Should you prioritize overpaying your mortgage or consider alternative uses for your spare cash? Which? has conducted a study to provide insights into this financial dilemma.
While making overpayments on your mortgage can lead to significant interest savings and shorten the loan term, it may not be the optimal strategy for everyone.
According to Which?, comparing overpaying, saving, and investing can help individuals make informed decisions. It should be noted that the information provided by Which? serves informational purposes only and is not financial advice.
Which? highlights that if your mortgage interest rate surpasses your savings rate, prioritizing mortgage overpayments is generally more beneficial.
Investing is another option to consider, although it comes with risks. Data from investment platform IG reveals that UK stock market investors have achieved approximately seven times the real return of cash savers since 1999, accounting for inflation.
However, investing carries the possibility of losses, as returns are not guaranteed.
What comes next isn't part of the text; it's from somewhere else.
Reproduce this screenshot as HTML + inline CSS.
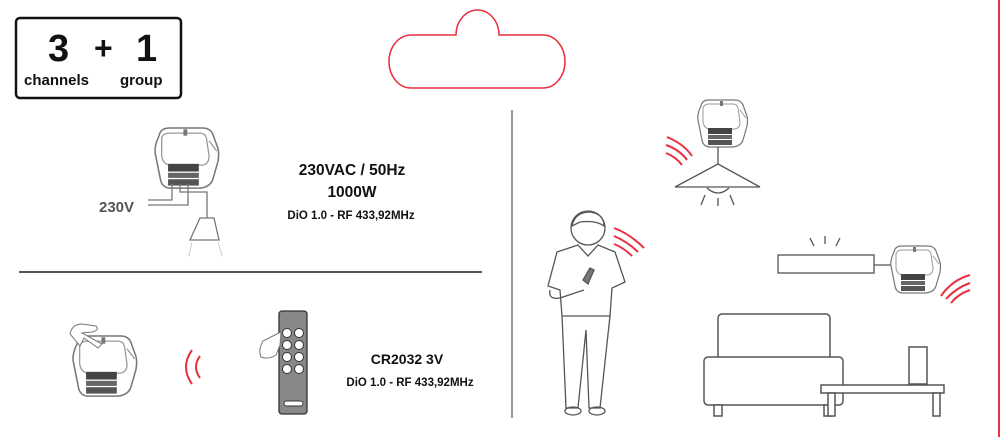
<!DOCTYPE html>
<html><head><meta charset="utf-8"><style>
html,body{margin:0;padding:0;background:#fff;}
svg{display:block;}
text{font-family:"Liberation Sans",sans-serif;font-weight:bold;}
</style></head><body>
<svg width="1001" height="437" viewBox="0 0 1001 437" xmlns="http://www.w3.org/2000/svg">
<defs>
<g id="mod">
 <path d="M4,6 Q5,0 12,0 L38,0 Q44,0 46,5 L50,16 Q51,20 50,26 L46,40 Q44,46 36,47 L12,47 Q6,46 5,40 L1,20 Q0,14 4,6 Z" fill="#fff" stroke="#777" stroke-width="1.2"/>
 <path d="M6,8 Q7,4 12,4 L36,4 Q40,4 41,8 L43,22 Q43,28 38,29 L12,29 Q7,28 6,22 Z" fill="none" stroke="#999" stroke-width="1"/>
 <path d="M43,10 L49,18" stroke="#999" stroke-width="1"/>
 <rect x="11" y="28" width="24" height="6" fill="#444"/>
 <rect x="11" y="35" width="24" height="4" fill="#666"/>
 <rect x="11" y="40" width="24" height="5" fill="#555"/>
 <rect x="23" y="1" width="3" height="5" fill="#777"/>
</g>
</defs>
<line x1="999" y1="0" x2="999" y2="437" stroke="#e8303e" stroke-width="2"/>
<!-- box -->
<rect x="16" y="18" width="165" height="80" rx="4" fill="none" stroke="#111" stroke-width="2.5"/>
<text x="48" y="61" font-size="38" fill="#111">3</text>
<text x="94" y="59" font-size="32" fill="#111">+</text>
<text x="136" y="61" font-size="38" fill="#111">1</text>
<text x="24" y="85" font-size="15" fill="#111" font-weight="normal">channels</text>
<text x="120" y="85" font-size="15" fill="#111" font-weight="normal">group</text>
<!-- cloud -->
<path d="M411,35 L456,35 A21.5,25 0 0 1 499,35 L543,35 A22,26.5 0 0 1 543,88 L411,88 A22,26.5 0 0 1 411,35 Z" fill="none" stroke="#e8303e" stroke-width="1.5"/>
<!-- top-left module + wiring -->
<use href="#mod" transform="translate(154,128) scale(1.28)"/>
<g stroke="#777" stroke-width="1.3" fill="none">
<path d="M148,200 L172,200 L172,184"/>
<path d="M148,205 L188,205 L188,184"/>
<path d="M180,184 L180,192 L207,192 L207,218"/>
<path d="M200,218 L214,218 L219,240 L190,240 Z"/>
</g>
<g stroke="#ccc" stroke-width="1"><line x1="192" y1="242" x2="189" y2="256"/><line x1="218" y1="242" x2="222" y2="256"/></g>
<text x="99" y="212" font-size="15" fill="#555">230V</text>
<text x="352" y="175" font-size="15.5" fill="#111" text-anchor="middle">230VAC / 50Hz</text>
<text x="352" y="197" font-size="15.5" fill="#111" text-anchor="middle">1000W</text>
<text x="351" y="219" font-size="11.5" fill="#111" text-anchor="middle">DiO 1.0 - RF 433,92MHz</text>
<line x1="19" y1="272" x2="482" y2="272" stroke="#555" stroke-width="2"/>
<line x1="512" y1="110" x2="512" y2="418" stroke="#555" stroke-width="1.2"/>
<!-- bottom-left module -->
<use href="#mod" transform="translate(72,336) scale(1.28)"/>
<path d="M70,334 Q72,324 82,324 L96,326 Q100,330 92,332 L82,333 L102,344 L98,348 L84,338 L80,346 Z" fill="#fff" stroke="#777" stroke-width="1"/>
<g stroke="#e8303e" stroke-width="2" fill="none">
<path d="M192,350 Q180,367 192,384"/><path d="M200,356 Q192,367 200,378"/>
</g>
<!-- remote -->
<rect x="279" y="311" width="28" height="103" rx="3" fill="#888" stroke="#333" stroke-width="1.3"/>
<g fill="#fff" stroke="#333" stroke-width="1">
<circle cx="287" cy="333" r="4.5"/><circle cx="299" cy="333" r="4.5"/>
<circle cx="287" cy="345" r="4.5"/><circle cx="299" cy="345" r="4.5"/>
<circle cx="287" cy="357" r="4.5"/><circle cx="299" cy="357" r="4.5"/>
<circle cx="287" cy="369" r="4.5"/><circle cx="299" cy="369" r="4.5"/>
<rect x="284" y="401" width="19" height="5" rx="2.5"/>
</g>
<path d="M281,332 L263,341 Q258,350 261,357 Q268,360 276,355 L280,345 Z" fill="#fff" stroke="#777" stroke-width="1"/>
<text x="407" y="364" font-size="14" fill="#111" text-anchor="middle">CR2032 3V</text>
<text x="410" y="386" font-size="11.5" fill="#111" text-anchor="middle">DiO 1.0 - RF 433,92MHz</text>
<!-- lamp -->
<use href="#mod" x="697" y="100"/>
<g stroke="#555" stroke-width="1.3" fill="none">
<line x1="718" y1="147" x2="718" y2="164"/>
<path d="M718,164 L760,187 L675,187 Z" fill="#fff"/>
<path d="M707,188 Q718,198 729,188"/>
<line x1="705" y1="195" x2="701" y2="205"/><line x1="718" y1="198" x2="718" y2="206"/><line x1="730" y1="195" x2="734" y2="205"/>
</g>
<g stroke="#e8303e" stroke-width="2" fill="none">
<path d="M667,137 Q684,144 692,156"/><path d="M666,145 Q680,150 687,160"/><path d="M666,153 Q676,157 682,165"/>
<path d="M614,228 Q630,234 644,248"/><path d="M614,236 Q628,242 638,252"/><path d="M614,244 Q624,248 632,256"/>
<path d="M941,296 Q952,280 970,275"/><path d="M946,299 Q956,288 970,283"/><path d="M951,303 Q958,294 970,290"/>
</g>
<!-- strip light -->
<g stroke="#555" stroke-width="1.3" fill="none">
<rect x="778" y="255" width="96" height="18" fill="#fff"/>
<line x1="874" y1="265" x2="892" y2="265"/>
<line x1="810" y1="238" x2="814" y2="246"/><line x1="825" y1="236" x2="825" y2="244"/><line x1="840" y1="238" x2="836" y2="246"/>
</g>
<use href="#mod" x="890" y="246"/>
<!-- person -->
<g stroke="#555" stroke-width="1.3" fill="none">
<ellipse cx="588" cy="228" rx="17" ry="17" fill="#fff"/>
<path d="M572,226 Q575,212 590,212 Q604,214 604,226 Q596,220 580,222 Z" fill="#fff"/>
<path d="M557,252 L578,245 L588,256 L598,245 L615,252 L625,282 L612,288 L610,316 L562,316 L560,290 L548,286 Z" fill="#fff"/>
<path d="M550,290 Q548,300 560,298 L584,290"/>
<path d="M583,280 L590,268 L594,270 L588,284 Z" fill="#777"/>
<path d="M562,316 L566,408 L578,408 L586,330 L589,408 L600,408 L610,316"/>
<ellipse cx="573" cy="411" rx="8" ry="4"/><ellipse cx="597" cy="411" rx="8" ry="4"/>
</g>
<!-- sofa -->
<g stroke="#555" stroke-width="1.5" fill="#fff">
<rect x="718" y="314" width="112" height="45" rx="4"/>
<rect x="704" y="357" width="139" height="48" rx="4"/>
<rect x="714" y="405" width="8" height="11"/><rect x="824" y="405" width="8" height="11"/>
<rect x="909" y="347" width="18" height="37"/>
<rect x="821" y="385" width="123" height="8"/>
<rect x="828" y="393" width="7" height="23"/><rect x="933" y="393" width="7" height="23"/>
</g>
</svg>
</body></html>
Which? underscores that poor investment performance can lead to financial setbacks.
For instance, someone with a £200,000 mortgage, a 30-year term, and a 5% interest rate could significantly reduce their loan term and interest costs by making regular overpayments. By overpaying £50 monthly, they could trim almost three years off the term and save £20,924 in interest. Increasing the overpayment to £250 monthly could shorten the mortgage by over ten years and save £70,796 in interest.
Comparatively, saving £250 monthly with a 4% interest rate would take nearly 21 years to accumulate enough funds to clear the mortgage, reducing the term by nine years and saving £24,315 in interest.
Which? stresses that mortgage rates, savings rates, and investment returns fluctuate over time, influencing the potential impact of overpayments on loan terms and interest savings.
Reena Sewraz, a Which? Money Expert, advises that the decision to overpay a mortgage should be personalized based on individual circumstances, risk tolerance, and financial goals.
Before considering overpayments, it is essential to have an emergency fund and manage other debts effectively. Additionally, understanding your mortgage terms, potential charges for overpayments, and the impact on loan-to-value ratios can aid in making informed financial decisions.
Opting for an offset mortgage, where savings offset mortgage interest, is another strategy to explore, bearing in mind the associated trade-offs.